### Work instructions
Skip the pictures and quote all of the lines exactly.
-- start Dataset rows --
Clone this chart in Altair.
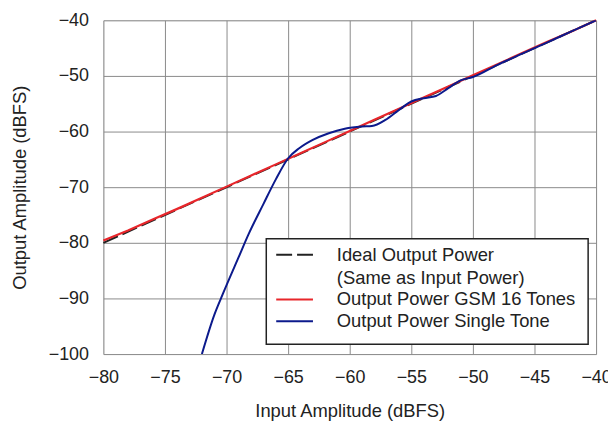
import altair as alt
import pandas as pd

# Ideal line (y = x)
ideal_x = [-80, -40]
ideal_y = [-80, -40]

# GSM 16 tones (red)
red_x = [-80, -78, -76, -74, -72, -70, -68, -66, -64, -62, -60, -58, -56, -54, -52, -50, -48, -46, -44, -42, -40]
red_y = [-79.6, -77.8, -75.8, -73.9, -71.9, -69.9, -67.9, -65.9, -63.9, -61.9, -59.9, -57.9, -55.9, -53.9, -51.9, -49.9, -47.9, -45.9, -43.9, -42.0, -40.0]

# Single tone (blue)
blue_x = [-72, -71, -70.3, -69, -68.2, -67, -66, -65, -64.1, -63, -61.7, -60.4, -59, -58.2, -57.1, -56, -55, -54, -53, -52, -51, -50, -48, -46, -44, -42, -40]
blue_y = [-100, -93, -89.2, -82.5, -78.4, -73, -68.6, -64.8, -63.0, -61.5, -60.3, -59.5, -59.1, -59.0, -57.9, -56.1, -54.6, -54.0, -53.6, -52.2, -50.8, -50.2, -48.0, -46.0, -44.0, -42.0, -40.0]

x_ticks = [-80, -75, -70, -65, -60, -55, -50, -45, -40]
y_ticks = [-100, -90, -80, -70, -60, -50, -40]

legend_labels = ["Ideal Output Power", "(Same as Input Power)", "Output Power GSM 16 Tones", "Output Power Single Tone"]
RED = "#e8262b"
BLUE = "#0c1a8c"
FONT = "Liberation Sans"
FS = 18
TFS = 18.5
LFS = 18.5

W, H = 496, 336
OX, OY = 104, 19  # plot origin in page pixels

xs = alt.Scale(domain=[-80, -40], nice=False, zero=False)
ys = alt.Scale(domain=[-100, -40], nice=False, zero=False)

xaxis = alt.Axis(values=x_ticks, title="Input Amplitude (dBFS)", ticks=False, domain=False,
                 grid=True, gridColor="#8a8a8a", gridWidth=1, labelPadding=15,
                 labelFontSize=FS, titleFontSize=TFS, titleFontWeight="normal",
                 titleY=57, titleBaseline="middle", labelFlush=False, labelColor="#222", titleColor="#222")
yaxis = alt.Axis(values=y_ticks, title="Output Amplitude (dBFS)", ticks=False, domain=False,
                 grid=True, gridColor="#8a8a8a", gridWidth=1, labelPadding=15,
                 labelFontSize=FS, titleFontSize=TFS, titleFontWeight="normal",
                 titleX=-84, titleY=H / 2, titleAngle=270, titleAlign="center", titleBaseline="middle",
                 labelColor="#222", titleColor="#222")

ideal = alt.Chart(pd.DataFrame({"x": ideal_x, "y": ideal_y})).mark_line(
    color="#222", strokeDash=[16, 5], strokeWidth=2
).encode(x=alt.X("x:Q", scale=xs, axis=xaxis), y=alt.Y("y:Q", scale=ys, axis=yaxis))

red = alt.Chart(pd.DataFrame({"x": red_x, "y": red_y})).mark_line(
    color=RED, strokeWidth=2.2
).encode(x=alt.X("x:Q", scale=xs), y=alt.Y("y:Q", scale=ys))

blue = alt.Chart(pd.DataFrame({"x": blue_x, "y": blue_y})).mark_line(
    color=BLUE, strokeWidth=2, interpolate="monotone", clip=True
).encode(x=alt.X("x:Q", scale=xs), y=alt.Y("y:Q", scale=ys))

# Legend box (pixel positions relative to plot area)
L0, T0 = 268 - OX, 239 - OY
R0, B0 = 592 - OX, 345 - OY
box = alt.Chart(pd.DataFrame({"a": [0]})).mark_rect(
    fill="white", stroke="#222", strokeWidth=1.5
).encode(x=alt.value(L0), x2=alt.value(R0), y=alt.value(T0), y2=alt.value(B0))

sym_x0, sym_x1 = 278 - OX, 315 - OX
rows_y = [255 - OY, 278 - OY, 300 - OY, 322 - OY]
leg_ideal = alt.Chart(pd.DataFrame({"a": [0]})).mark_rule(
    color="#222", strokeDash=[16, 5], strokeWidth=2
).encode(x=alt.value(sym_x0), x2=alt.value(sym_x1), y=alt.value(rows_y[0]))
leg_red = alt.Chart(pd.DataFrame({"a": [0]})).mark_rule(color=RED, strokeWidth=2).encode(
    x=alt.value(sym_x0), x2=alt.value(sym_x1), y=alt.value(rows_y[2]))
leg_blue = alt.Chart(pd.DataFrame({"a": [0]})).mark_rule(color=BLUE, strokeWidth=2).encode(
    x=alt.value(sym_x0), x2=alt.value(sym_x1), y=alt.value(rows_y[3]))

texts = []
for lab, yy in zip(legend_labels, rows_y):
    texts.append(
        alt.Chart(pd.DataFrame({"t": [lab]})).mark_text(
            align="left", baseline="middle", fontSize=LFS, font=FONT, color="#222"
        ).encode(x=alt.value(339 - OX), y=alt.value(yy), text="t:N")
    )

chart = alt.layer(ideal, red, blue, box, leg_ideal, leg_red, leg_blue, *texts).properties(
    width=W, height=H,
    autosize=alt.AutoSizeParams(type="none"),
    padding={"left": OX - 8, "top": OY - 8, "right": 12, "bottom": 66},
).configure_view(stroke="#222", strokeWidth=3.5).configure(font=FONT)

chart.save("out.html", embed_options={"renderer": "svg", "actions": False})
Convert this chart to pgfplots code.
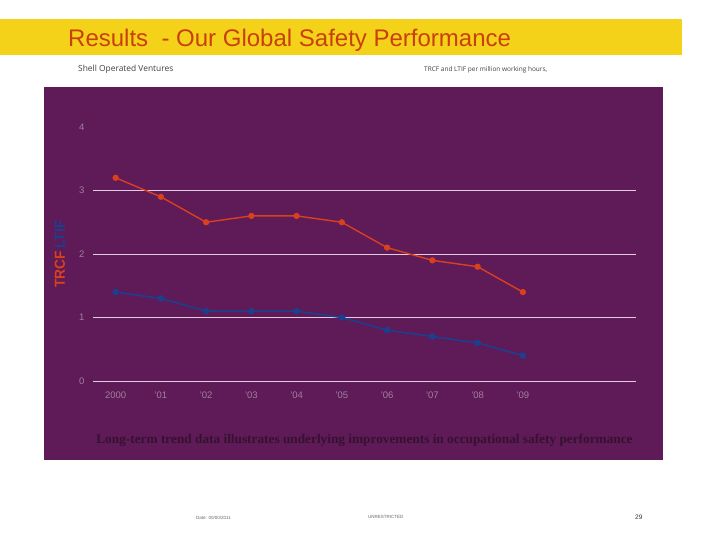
-- end Dataset rows --
### Output
Clone this chart in Altair.
import altair as alt
import pandas as pd

# Ideal line (y = x)
ideal_x = [-80, -40]
ideal_y = [-80, -40]

# GSM 16 tones (red)
red_x = [-80, -78, -76, -74, -72, -70, -68, -66, -64, -62, -60, -58, -56, -54, -52, -50, -48, -46, -44, -42, -40]
red_y = [-79.6, -77.8, -75.8, -73.9, -71.9, -69.9, -67.9, -65.9, -63.9, -61.9, -59.9, -57.9, -55.9, -53.9, -51.9, -49.9, -47.9, -45.9, -43.9, -42.0, -40.0]

# Single tone (blue)
blue_x = [-72, -71, -70.3, -69, -68.2, -67, -66, -65, -64.1, -63, -61.7, -60.4, -59, -58.2, -57.1, -56, -55, -54, -53, -52, -51, -50, -48, -46, -44, -42, -40]
blue_y = [-100, -93, -89.2, -82.5, -78.4, -73, -68.6, -64.8, -63.0, -61.5, -60.3, -59.5, -59.1, -59.0, -57.9, -56.1, -54.6, -54.0, -53.6, -52.2, -50.8, -50.2, -48.0, -46.0, -44.0, -42.0, -40.0]

x_ticks = [-80, -75, -70, -65, -60, -55, -50, -45, -40]
y_ticks = [-100, -90, -80, -70, -60, -50, -40]

legend_labels = ["Ideal Output Power", "(Same as Input Power)", "Output Power GSM 16 Tones", "Output Power Single Tone"]
RED = "#e8262b"
BLUE = "#0c1a8c"
FONT = "Liberation Sans"
FS = 18
TFS = 18.5
LFS = 18.5

W, H = 496, 336
OX, OY = 104, 19  # plot origin in page pixels

xs = alt.Scale(domain=[-80, -40], nice=False, zero=False)
ys = alt.Scale(domain=[-100, -40], nice=False, zero=False)

xaxis = alt.Axis(values=x_ticks, title="Input Amplitude (dBFS)", ticks=False, domain=False,
                 grid=True, gridColor="#8a8a8a", gridWidth=1, labelPadding=15,
                 labelFontSize=FS, titleFontSize=TFS, titleFontWeight="normal",
                 titleY=57, titleBaseline="middle", labelFlush=False, labelColor="#222", titleColor="#222")
yaxis = alt.Axis(values=y_ticks, title="Output Amplitude (dBFS)", ticks=False, domain=False,
                 grid=True, gridColor="#8a8a8a", gridWidth=1, labelPadding=15,
                 labelFontSize=FS, titleFontSize=TFS, titleFontWeight="normal",
                 titleX=-84, titleY=H / 2, titleAngle=270, titleAlign="center", titleBaseline="middle",
                 labelColor="#222", titleColor="#222")

ideal = alt.Chart(pd.DataFrame({"x": ideal_x, "y": ideal_y})).mark_line(
    color="#222", strokeDash=[16, 5], strokeWidth=2
).encode(x=alt.X("x:Q", scale=xs, axis=xaxis), y=alt.Y("y:Q", scale=ys, axis=yaxis))

red = alt.Chart(pd.DataFrame({"x": red_x, "y": red_y})).mark_line(
    color=RED, strokeWidth=2.2
).encode(x=alt.X("x:Q", scale=xs), y=alt.Y("y:Q", scale=ys))

blue = alt.Chart(pd.DataFrame({"x": blue_x, "y": blue_y})).mark_line(
    color=BLUE, strokeWidth=2, interpolate="monotone", clip=True
).encode(x=alt.X("x:Q", scale=xs), y=alt.Y("y:Q", scale=ys))

# Legend box (pixel positions relative to plot area)
L0, T0 = 268 - OX, 239 - OY
R0, B0 = 592 - OX, 345 - OY
box = alt.Chart(pd.DataFrame({"a": [0]})).mark_rect(
    fill="white", stroke="#222", strokeWidth=1.5
).encode(x=alt.value(L0), x2=alt.value(R0), y=alt.value(T0), y2=alt.value(B0))

sym_x0, sym_x1 = 278 - OX, 315 - OX
rows_y = [255 - OY, 278 - OY, 300 - OY, 322 - OY]
leg_ideal = alt.Chart(pd.DataFrame({"a": [0]})).mark_rule(
    color="#222", strokeDash=[16, 5], strokeWidth=2
).encode(x=alt.value(sym_x0), x2=alt.value(sym_x1), y=alt.value(rows_y[0]))
leg_red = alt.Chart(pd.DataFrame({"a": [0]})).mark_rule(color=RED, strokeWidth=2).encode(
    x=alt.value(sym_x0), x2=alt.value(sym_x1), y=alt.value(rows_y[2]))
leg_blue = alt.Chart(pd.DataFrame({"a": [0]})).mark_rule(color=BLUE, strokeWidth=2).encode(
    x=alt.value(sym_x0), x2=alt.value(sym_x1), y=alt.value(rows_y[3]))

texts = []
for lab, yy in zip(legend_labels, rows_y):
    texts.append(
        alt.Chart(pd.DataFrame({"t": [lab]})).mark_text(
            align="left", baseline="middle", fontSize=LFS, font=FONT, color="#222"
        ).encode(x=alt.value(339 - OX), y=alt.value(yy), text="t:N")
    )

chart = alt.layer(ideal, red, blue, box, leg_ideal, leg_red, leg_blue, *texts).properties(
    width=W, height=H,
    autosize=alt.AutoSizeParams(type="none"),
    padding={"left": OX - 8, "top": OY - 8, "right": 12, "bottom": 66},
).configure_view(stroke="#222", strokeWidth=3.5).configure(font=FONT)

chart.save("out.html", embed_options={"renderer": "svg", "actions": False})
Convert this chart to pgfplots code.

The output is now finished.